Having experienced various pain levels while receiving shots, I assumed that smoothly administering shots–especially shots that were “thick” enough they have to be administered in your rear end–required years of medical training and experience.

So it was with a bit of trepidation that we had a home health care nurse come out to show him how it was done for the first two weeks. After that, he’s been on his own.

To my great surprise (and even delight!), my husband does a better job administering the shots than the home health care nurse! It’s been less painful–and not even as messy.

During four months of shots, I have. . .

  • Had about three months of contractions (frequently 3-5 minutes apart especially during the night).
  • Significantly reduced my activity (grocery shopping, carrying laundry, lifting the kids, “outings”) in order to avoid bedrest.
  • Spent four days in the hospital during week 29, attempting to bring my contractions down to a reasonable level.
  • Made several trips to Labor and Delivery Triage with contractions 5 minutes apart (or less).
  • Been taking procardia (nifedipine) for about a month and a half.
  • Had a shot of terbutaline, which was a huge success in reducing contractions that were 2-3 minutes apart down to only a handful per hour.
  • Spent about a month and a half on bedrest.
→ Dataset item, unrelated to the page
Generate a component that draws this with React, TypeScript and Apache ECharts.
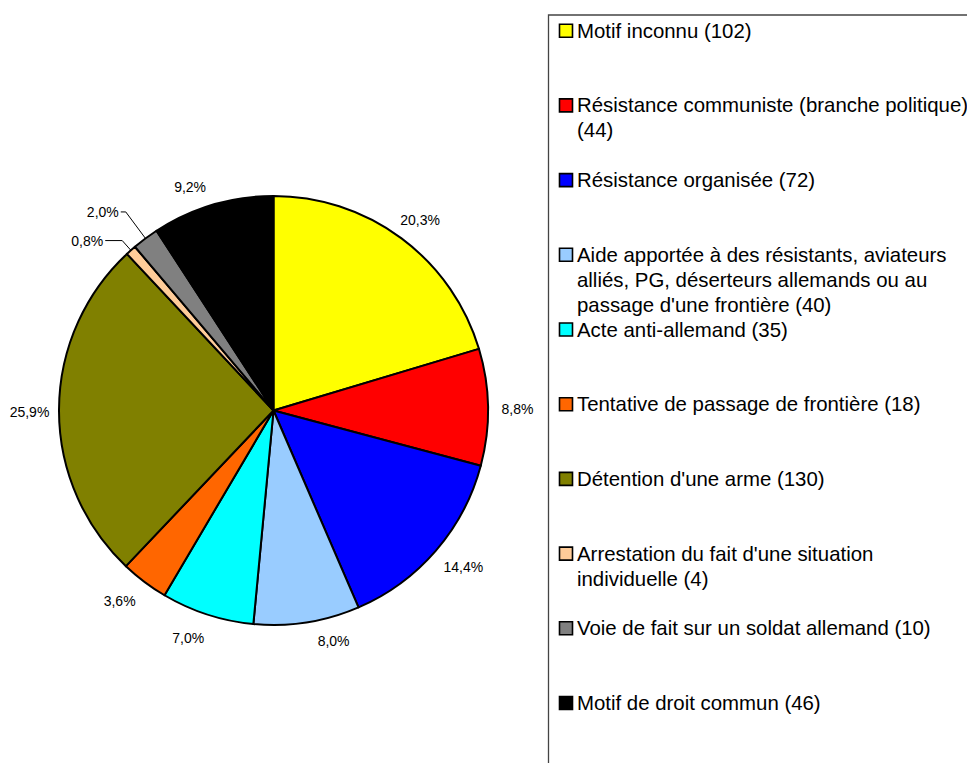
import React, { useEffect, useRef } from 'react';
import * as echarts from 'echarts';

const categories = [
  'Motif inconnu',
  'Résistance communiste (branche politique)',
  'Résistance organisée',
  "Aide apportée à des résistants, aviateurs alliés, PG, déserteurs allemands ou au passage d'une frontière",
  'Acte anti-allemand',
  'Tentative de passage de frontière',
  "Détention d'une arme",
  "Arrestation du fait d'une situation individuelle",
  'Voie de fait sur un soldat allemand',
  'Motif de droit commun',
];
const counts = [102, 44, 72, 40, 35, 18, 130, 4, 10, 46];
const percentLabels = ['20,3%', '8,8%', '14,4%', '8,0%', '7,0%', '3,6%', '25,9%', '0,8%', '2,0%', '9,2%'];
const colors = ['#FFFF00', '#FF0000', '#0000FF', '#99CCFF', '#00FFFF', '#FF6600', '#808000', '#FFCC99', '#808080', '#000000'];
const legendLabels = [
  'Motif inconnu (102)',
  'Résistance communiste (branche politique)\n(44)',
  'Résistance organisée (72)',
  "Aide apportée à des résistants, aviateurs\nalliés, PG, déserteurs allemands ou au\npassage d'une frontière (40)",
  'Acte anti-allemand (35)',
  'Tentative de passage de frontière (18)',
  "Détention d'une arme (130)",
  "Arrestation du fait d'une situation\nindividuelle (4)",
  'Voie de fait sur un soldat allemand (10)',
  'Motif de droit commun (46)',
];

const FONT = '"Liberation Sans", Arial, sans-serif';

// leader-line settings for the small slices (index -> [length, length2])
const leaderLines: Record<number, [number, number]> = { 7: [13, 17], 8: [33, 5] };
// small label nudges imitating the spreadsheet's "best fit" placement
const labelNudges: Record<number, [number, number]> = {
  0: [1, 5],
  1: [0, 2],
  2: [5, -3],
  3: [22, -11],
  4: [-10, -5],
  5: [-7, -4],
  6: [0, 2],
  9: [-14, 10],
};

export default function App() {
  const ref = useRef<HTMLDivElement>(null);
  useEffect(() => {
    if (!ref.current) return;
    const chart = echarts.init(ref.current, undefined, { renderer: 'svg' });
    const center = [273.5, 410.5];
    const R = 214.5;

    const legendTop = 30.7;
    const legendStep = 74.7;
    const graphic: any[] = [
      {
        type: 'rect',
        z: 1,
        shape: { x: 548.5, y: 15, width: 600, height: 800 },
        style: { fill: 'none', stroke: '#444', lineWidth: 1.3 },
      },
    ];
    legendLabels.forEach((txt, i) => {
      const yc = legendTop + i * legendStep;
      graphic.push({
        type: 'rect',
        z: 2,
        shape: { x: 559.5, y: yc - 6.5, width: 13, height: 13 },
        style: { fill: colors[i], stroke: '#000', lineWidth: 1.6 },
      });
      graphic.push({
        type: 'text',
        z: 2,
        x: 577,
        y: yc - 12.5,
        style: {
          text: txt,
          fontSize: 20.4,
          fontFamily: FONT,
          fill: '#000',
          lineHeight: 25,
          verticalAlign: 'top',
          align: 'left',
        },
      });
    });

    chart.setOption({
      animation: false,
      backgroundColor: '#fff',
      graphic,
      series: [
        {
          type: 'pie',
          center,
          radius: R,
          startAngle: 90,
          clockwise: true,
          silent: true,
          avoidLabelOverlap: false,
          itemStyle: { borderColor: '#000', borderWidth: 2 },
          label: { show: false, distanceToLabelLine: 2 },
          labelLine: { show: false },
          data: counts.map((v, i) => {
            const item: any = { name: categories[i], value: v, itemStyle: { color: colors[i] } };
            const ll = leaderLines[i];
            if (ll) {
              item.label = {
                show: true,
                position: 'outside',
                formatter: percentLabels[i],
                fontSize: 14,
                fontFamily: FONT,
                color: '#000',
                distanceToLabelLine: 2,
              };
              item.labelLine = {
                show: true,
                length: ll[0],
                length2: ll[1],
                lineStyle: { color: '#000', width: 1 },
              };
            }
            return item;
          }),
        },
        {
          type: 'pie',
          center,
          radius: [231, 251],
          startAngle: 90,
          clockwise: true,
          silent: true,
          avoidLabelOverlap: false,
          itemStyle: { color: 'transparent', borderWidth: 0 },
          label: {
            show: true,
            position: 'inside',
            rotate: 0,
            fontSize: 14,
            fontFamily: FONT,
            color: '#000',
            formatter: (p: any) => percentLabels[p.dataIndex],
          },
          labelLine: { show: false },
          data: counts.map((v, i) => {
            const item: any = { name: categories[i], value: v };
            if (leaderLines[i]) item.label = { show: false };
            else if (labelNudges[i]) item.label = { offset: labelNudges[i] };
            return item;
          }),
        },
      ],
    });
    return () => chart.dispose();
  }, []);
  return (
    <div
      ref={ref}
      style={{ position: 'fixed', left: 0, top: 0, width: 967, height: 763, background: '#fff' }}
    />
  );
}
With all of this contraction “activity,” I never imagined that I would still be pregnant at week 36. I never would have believed that my husband would have the chance to give me all 17 shots.

But here we are–17 shots later.

My last shot was earlier this week. We don’t need this stuff any more! As my 3-year-old daughter told someone today, “Mommy’s p’gesterone shots are all gone now!”

And next week, I will be 37 weeks–full-term!

It worked! It wasn’t easy, and it may have been the combination of progesterone, procardia, bedrest, terbutaline. . . but we don’t have a preemie this time around!

So my little girl will be one more success story, speaking to the effectiveness of progesterone shots in reducing premature births!